Between 1912 and 1948, artists received Olympic medals for sports-related creations, in categories such as architecture and design, painting, music, literature and sculpture.
IOC founder Pierre de Coubertin 'had a great interest in extending the festival beyond simply athletic competitions'-- Professor Bob Barney
"They arose really out of the will power and the effort of Pierre de Coubertin, the father of the modern Olympic movement," Bob Barney tells me.
"He had a great interest in extending the festival beyond simply athletic competitions."
Barney is professor emeritus of Western University's school of kinesiology. He's attended eight Olympics and definitely knows his Olympic trivia.
"The only instruction to the artists themselves was that their work — whatever it be — had to be stimulated, motivated, or inspired by sport...How they arrived at the conclusion of sport in some of the entries over the years, I don't know," he said, adding that judging for the art competitions fell to experts in the respective fields.
In 1948, it all ended: a victim to the debate about amateur versus professional that continues to this day.
Unlike the athletic Olympians of that era, the artists being considered in the Olympic competitions weren't amateurs. They were often professionals who made money selling their artistic creations — this was their livelihood. This was ultimately deemed against the Olympic spirit.
Nevertheless, there's evidence that link between art and sport goes all the way back to ancient times, when the Greeks held contests for art as well, including competitions for philosophers and heralds, Barney said.
Ancient Greek pottery in the collection of the Royal Ontario Museum depicts various Olympic sports scenes: from discus-throwing to running. (Courtesy ROM)
Athletic vases, ancient pottery in the collection of the Royal Ontario Museum, depict various Olympic sports scenes: from the discus throw to running. These vases weren't only decorative, they were also functional and served to hold oil and grains.
These treasures are some of the only pieces of evidence we have of the ancient Greek Olympiad, Barney says.
"We don't have the big body of artistic evidence that gives us more the intricacies of the various events that went on in antiquity. So [the vases are] a very important segment of evidence."
A Canadian Connection
During the IOC's Olympic art competitions, two Canadians snagged medals. Robert Tait McKenzie won bronze for sculpture in 1932, while noted classical music composer John Jacob Weinzweig won silver for his composition Divertiment No. 1 in 1948.
Weinzweig discussed his win in a CBC News interview decades later.
"The artists knew very little about the arts division of the Olympics. And the public, as a matter of fact, knew even less," the late composer, who died in 2006, told CBC back in 1974.
"That perhaps is one of the problems of why eventually in 1948 they stopped awarding prizes."
"Artists knew very little about the arts division of the Olympics. And the public, as a matter of fact, knew even less," Weinzweig recalled in a 1974 CBC interview. (Courtesy Daniel Weinzweig)
Daniel Weinzweig, the composer's son, now keeps his father's medal at his Toronto home.

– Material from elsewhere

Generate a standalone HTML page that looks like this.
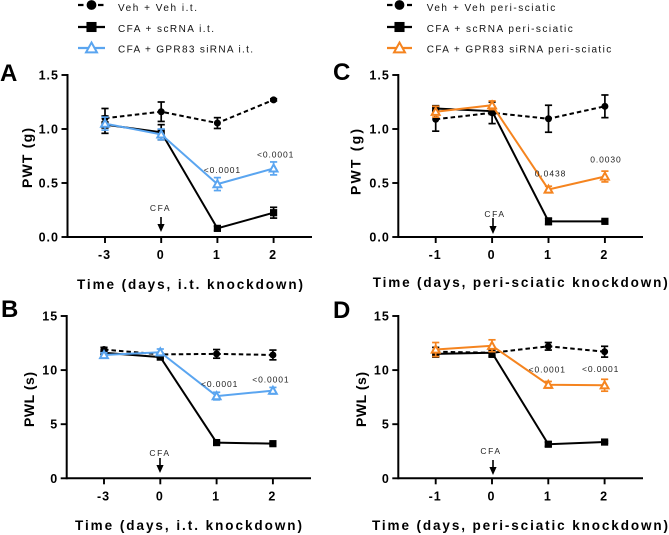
<!DOCTYPE html>
<html>
<head>
<meta charset="utf-8">
<style>
html,body{margin:0;padding:0;background:#fff;}
#figure{display:block;width:669px;height:535px;font-family:"Liberation Sans",sans-serif;filter:blur(0.3px);}
.tick{font-size:12.5px;font-weight:bold;fill:#000;}
.title{font-size:13.5px;font-weight:bold;fill:#000;}
.ytitle{font-size:14px;font-weight:bold;fill:#000;}
.legend{font-size:10px;fill:#111;}
.note{font-size:8.5px;fill:#222;}
.letter{font-size:24px;font-weight:bold;fill:#000;}
</style>
</head>
<body>
<svg id="figure" xmlns="http://www.w3.org/2000/svg" width="669" height="535" viewBox="0 0 669 535">
<g id="plots"></g>
<g>
<text class="legend" x="118" y="11" textLength="79" lengthAdjust="spacing">Veh + Veh i.t.</text>
<text class="legend" x="118" y="32" textLength="96" lengthAdjust="spacing">CFA + scRNA i.t.</text>
<text class="legend" x="118" y="52.5" textLength="135" lengthAdjust="spacing">CFA + GPR83 siRNA i.t.</text>
</g>
<g>
<text class="legend" x="426.7" y="11" textLength="128.5" lengthAdjust="spacing">Veh + Veh peri-sciatic</text>
<text class="legend" x="426.7" y="32" textLength="146" lengthAdjust="spacing">CFA + scRNA peri-sciatic</text>
<text class="legend" x="426.7" y="52.5" textLength="184.5" lengthAdjust="spacing">CFA + GPR83 siRNA peri-sciatic</text>
</g>
<text class="letter" x="0" y="81">A</text>
<text class="letter" x="1" y="317">B</text>
<text class="letter" x="333" y="80">C</text>
<text class="letter" x="333" y="318">D</text>
<text class="title" x="77" y="289" textLength="226" lengthAdjust="spacing">Time (days, i.t. knockdown)</text>
<text class="title" x="75" y="530" textLength="227" lengthAdjust="spacing">Time (days, i.t. knockdown)</text>
<text class="title" x="372.7" y="287" textLength="295" lengthAdjust="spacing">Time (days, peri-sciatic knockdown)</text>
<text class="title" x="372" y="530" textLength="296" lengthAdjust="spacing">Time (days, peri-sciatic knockdown)</text>
<text class="ytitle" transform="translate(32,188) rotate(-90)" textLength="60" lengthAdjust="spacing">PWT (g)</text>
<text class="ytitle" transform="translate(34,427) rotate(-90)" textLength="55" lengthAdjust="spacing">PWL (s)</text>
<text class="ytitle" transform="translate(360.5,195) rotate(-90)" textLength="66" lengthAdjust="spacing">PWT (g)</text>
<text class="ytitle" transform="translate(366,427) rotate(-90)" textLength="55" lengthAdjust="spacing">PWL (s)</text>
</svg>
<script>
// ---- chart data ----
const seriesNames = ['veh', 'scrna', 'sirna'];
const xCategoriesIt = ['-3', '0', '1', '2'];
const xCategoriesPeri = ['-1', '0', '1', '2'];
const yTicksPwt = ['0.0', '0.5', '1.0', '1.5'];
const yTicksPwl = ['0', '5', '10', '15'];

const pwtItVeh = [1.10, 1.16, 1.055, 1.27];
const pwtItVehErr = [0.09, 0.09, 0.05, 0.01];
const pwtItSc = [1.04, 0.97, 0.08, 0.225];
const pwtItScErr = [0.08, 0.07, 0.02, 0.05];
const pwtItSi = [1.05, 0.95, 0.49, 0.635];
const pwtItSiErr = [0.06, 0.05, 0.06, 0.06];
const pwtItP = ['', '', '<0.0001', '<0.0001'];

const pwlItVeh = [11.9, 11.45, 11.5, 11.4];
const pwlItVehErr = [0.2, 0.1, 0.4, 0.45];
const pwlItSc = [11.6, 11.2, 3.3, 3.2];
const pwlItScErr = [0.1, 0.1, 0.1, 0.1];
const pwlItSi = [11.4, 11.65, 7.6, 8.1];
const pwlItSiErr = [0.2, 0.3, 0.35, 0.3];
const pwlItP = ['', '', '<0.0001', '<0.0001'];

const pwtPeriVeh = [1.09, 1.15, 1.095, 1.21];
const pwtPeriVehErr = [0.11, 0.10, 0.125, 0.105];
const pwtPeriSc = [1.19, 1.165, 0.145, 0.145];
const pwtPeriScErr = [0.02, 0.03, 0.03, 0.01];
const pwtPeriSi = [1.16, 1.22, 0.44, 0.56];
const pwtPeriSiErr = [0.05, 0.04, 0.03, 0.05];
const pwtPeriP = ['', '', '0.0438', '0.0030'];

const pwlPeriVeh = [11.7, 11.6, 12.2, 11.7];
const pwlPeriVehErr = [0.4, 0.3, 0.35, 0.5];
const pwlPeriSc = [11.5, 11.6, 3.15, 3.35];
const pwlPeriScErr = [0.3, 0.4, 0.2, 0.1];
const pwlPeriSi = [11.9, 12.25, 8.65, 8.6];
const pwlPeriSiErr = [0.65, 0.55, 0.3, 0.55];
const pwlPeriP = ['', '', '<0.0001', '<0.0001'];

// ---- helpers ----
const NS = 'http://www.w3.org/2000/svg';
const BLUE = '#5aa5f0';
const ORANGE = '#f5841f';
const root = document.getElementById('plots');

function make(parent, tag, props) {
  const node = document.createElementNS(NS, tag);
  for (const k in props) node.setAttribute(k, props[k]);
  parent.appendChild(node);
  return node;
}

function addLine(parent, name, x1, y1, x2, y2, color, width, dash) {
  const el = make(parent, 'line', {x1: x1, y1: y1, x2: x2, y2: y2, stroke: color, 'stroke-width': width});
  if (dash) el.setAttribute('stroke-dasharray', dash);
  
  
  return el;
}

function addText(parent, name, cls, x, y, anchor, str) {
  const el = make(parent, 'text', {class: cls, x: x, y: y, 'text-anchor': anchor});
  el.textContent = str;
  
  
  return el;
}

function addMarker(parent, name, kind, cx, cy, color, scale) {
  let el;
  if (kind === 'veh') {
    el = make(parent, 'circle', {cx: cx, cy: cy, r: 3.5 * scale, fill: color});
  } else if (kind === 'scrna') {
    const s = 3.6 * scale;
    el = make(parent, 'rect', {x: cx - s, y: cy - s, width: 2 * s, height: 2 * s, fill: color});
  } else {
    const s = 3.9 * scale;
    el = make(parent, 'polygon', {
      points: [cx, cy - s, cx + s, cy + s * 0.8, cx - s, cy + s * 0.8].join(','),
      fill: '#fff', stroke: color, 'stroke-width': 2
    });
  }
  
  
  return el;
}

function drawPanel(p) {
  const g = make(root, 'g', {});
  
  

  const xPos = i => p.x0 + i * p.xStep;
  const yPos = v => p.bottom - (v / p.yMax) * (p.bottom - p.top);

  // axes
  addLine(g, 'y-axis-' + p.id, p.axisX, p.top - 1, p.axisX, p.bottom + 1, '#000', 2);
  addLine(g, 'x-axis-' + p.id, p.axisX, p.bottom, p.axisEnd, p.bottom, '#000', 2);

  p.yTicks.forEach((label, i) => {
    const y = yPos(parseFloat(label));
    addLine(g, 'y-tick-' + p.id + '-' + i, p.axisX - 6, y, p.axisX, y, '#000', 1.9);
    const t = addText(g, 'y-tick-label-' + p.id + '-' + i, 'tick', p.axisX - 8.5, y + 4.5, 'end', label);
    t.setAttribute('letter-spacing', '1');
  });
  p.categories.forEach((label, i) => {
    const x = xPos(i);
    addLine(g, 'x-tick-' + p.id + '-' + i, x, p.bottom, x, p.bottom + 6, '#000', 1.9);
    const t = addText(g, 'x-tick-label-' + p.id + '-' + i, 'tick', x - 0.5, p.bottom + 22, 'middle', label);
    t.setAttribute('letter-spacing', '1');
  });

  // series
  p.series.forEach((s, si) => {
    const sg = make(g, 'g', {});
    
    
    s.values.forEach((v, i) => {
      const x = xPos(i);
      const hi = yPos(v + s.err[i]);
      const lo = yPos(v - s.err[i]);
      addLine(sg, 'error-bar-' + p.id + '-' + seriesNames[si] + '-' + i, x, hi, x, lo, s.color, 1.7);
      addLine(sg, 'error-cap-top-' + p.id + '-' + seriesNames[si] + '-' + i, x - 3.6, hi, x + 3.6, hi, s.color, 1.7);
      addLine(sg, 'error-cap-bottom-' + p.id + '-' + seriesNames[si] + '-' + i, x - 3.6, lo, x + 3.6, lo, s.color, 1.7);
    });
    const line = make(sg, 'polyline', {
      points: s.values.map((v, i) => xPos(i) + ',' + yPos(v)).join(' '),
      fill: 'none', stroke: s.color, 'stroke-width': 2
    });
    if (seriesNames[si] === 'veh') line.setAttribute('stroke-dasharray', '4.5 3');
    
    
    s.values.forEach((v, i) => {
      addMarker(sg, 'point-' + p.id + '-' + seriesNames[si] + '-' + i, seriesNames[si], xPos(i), yPos(v), s.color, 1);
    });
  });

  // p-value labels, placed above the siRNA point
  p.pValues.forEach((label, i) => {
    if (!label) return;
    const v = p.series[2].values[i];
    const off = p.pOffsets[i];
    const n = addText(g, 'p-value-' + p.id + '-' + i, 'note', xPos(i) + off.dx, yPos(v) - off.dy, 'middle', label);
    n.setAttribute('letter-spacing', '0.9');
  });

  // CFA arrow
  const c = addText(g, 'cfa-label-' + p.id, 'note', p.cfa.labelX, p.cfa.labelY, 'middle', 'CFA');
  c.setAttribute('letter-spacing', '1.6');
  addLine(g, 'cfa-arrow-shaft-' + p.id, p.cfa.x, p.cfa.y1, p.cfa.x, p.cfa.y2 - 5, '#000', 1.6);
  const head = make(g, 'polygon', {
    points: [p.cfa.x - 3.6, p.cfa.y2 - 8, p.cfa.x + 3.6, p.cfa.y2 - 8, p.cfa.x, p.cfa.y2].join(','),
    fill: '#000'
  });
  
  
}

function drawLegendKey(name, kind, x1, x2, y, color) {
  const g = make(root, 'g', {});
  
  
  addLine(g, name + '-line', x1, y, x2, y, color, 2.2, kind === 'veh' ? '5.5 4.5' : null);
  addMarker(g, name + '-marker', kind, (x1 + x2) / 2, y, color, 1.4);
}

// ---- panels ----
drawPanel({
  id: 'a', x0: 105, xStep: 56.2, top: 75, bottom: 237, axisX: 67.5, axisEnd: 312, yMax: 1.5,
  categories: xCategoriesIt, yTicks: yTicksPwt,
  series: [
    {values: pwtItVeh, err: pwtItVehErr, color: '#000'},
    {values: pwtItSc, err: pwtItScErr, color: '#000'},
    {values: pwtItSi, err: pwtItSiErr, color: BLUE}
  ],
  pValues: pwtItP,
  pOffsets: [null, null, {dx: 5, dy: 11}, {dx: 2, dy: 11}],
  cfa: {labelX: 160.5, labelY: 211, x: 161, y1: 217, y2: 232}
});
drawPanel({
  id: 'b', x0: 104, xStep: 56.3, top: 316, bottom: 478.3, axisX: 66.7, axisEnd: 311, yMax: 15,
  categories: xCategoriesIt, yTicks: yTicksPwl,
  series: [
    {values: pwlItVeh, err: pwlItVehErr, color: '#000'},
    {values: pwlItSc, err: pwlItScErr, color: '#000'},
    {values: pwlItSi, err: pwlItSiErr, color: BLUE}
  ],
  pValues: pwlItP,
  pOffsets: [null, null, {dx: 3, dy: 9}, {dx: -2, dy: 8}],
  cfa: {labelX: 160, labelY: 456, x: 160, y1: 458, y2: 473}
});
drawPanel({
  id: 'c', x0: 435.7, xStep: 56.4, top: 75, bottom: 237, axisX: 398.3, axisEnd: 643, yMax: 1.5,
  categories: xCategoriesPeri, yTicks: yTicksPwt,
  series: [
    {values: pwtPeriVeh, err: pwtPeriVehErr, color: '#000'},
    {values: pwtPeriSc, err: pwtPeriScErr, color: '#000'},
    {values: pwtPeriSi, err: pwtPeriSiErr, color: ORANGE}
  ],
  pValues: pwtPeriP,
  pOffsets: [null, null, {dx: 2, dy: 13}, {dx: 1, dy: 14}],
  cfa: {labelX: 495, labelY: 217, x: 493, y1: 218, y2: 234}
});
drawPanel({
  id: 'd', x0: 435.7, xStep: 56.3, top: 316, bottom: 478.3, axisX: 398.3, axisEnd: 643, yMax: 15,
  categories: xCategoriesPeri, yTicks: yTicksPwl,
  series: [
    {values: pwlPeriVeh, err: pwlPeriVehErr, color: '#000'},
    {values: pwlPeriSc, err: pwlPeriScErr, color: '#000'},
    {values: pwlPeriSi, err: pwlPeriSiErr, color: ORANGE}
  ],
  pValues: pwlPeriP,
  pOffsets: [null, null, {dx: -1, dy: 12}, {dx: -4, dy: 13}],
  cfa: {labelX: 491, labelY: 454, x: 493, y1: 460, y2: 475}
});

drawLegendKey('legend-key-veh-it', 'veh', 78, 105, 5, '#000');
drawLegendKey('legend-key-scrna-it', 'scrna', 78, 105, 27, '#000');
drawLegendKey('legend-key-sirna-it', 'sirna', 78, 105, 48, BLUE);
drawLegendKey('legend-key-veh-peri', 'veh', 387, 412, 5, '#000');
drawLegendKey('legend-key-scrna-peri', 'scrna', 387, 412, 27, '#000');
drawLegendKey('legend-key-sirna-peri', 'sirna', 387, 412, 48, ORANGE);
</script>
</body>
</html>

As a child, he had almost lost the rare prize. He re called that at the age of eight or nine, he brought the medal to school and, not knowing its worth or importance, tried to trade it for a bag of marbles.
"Fortunately for me and my parents, I didn't succeed in making a successful negotiation, so I came home with the medal," he recalled.
He believes the competitions are an important footnote in the overall story of the Games.
"It's a piece of history and it's a piece of Canadian history," he said.
"When one talks about the Olympics, they should remember that there were arts events...and that my father was the recipient of a silver medal."
Since 1948, the IOC has occasionally held art exhibitions or contests alongside the Olympics. Professor Barney recalled, for instance, exhibitions in Barcelona and Beijing and a Sport & Art competition in 2012.
But there have never again been medals awarded and there's currently no intention to reinstate the original contests, according to an IOC representative.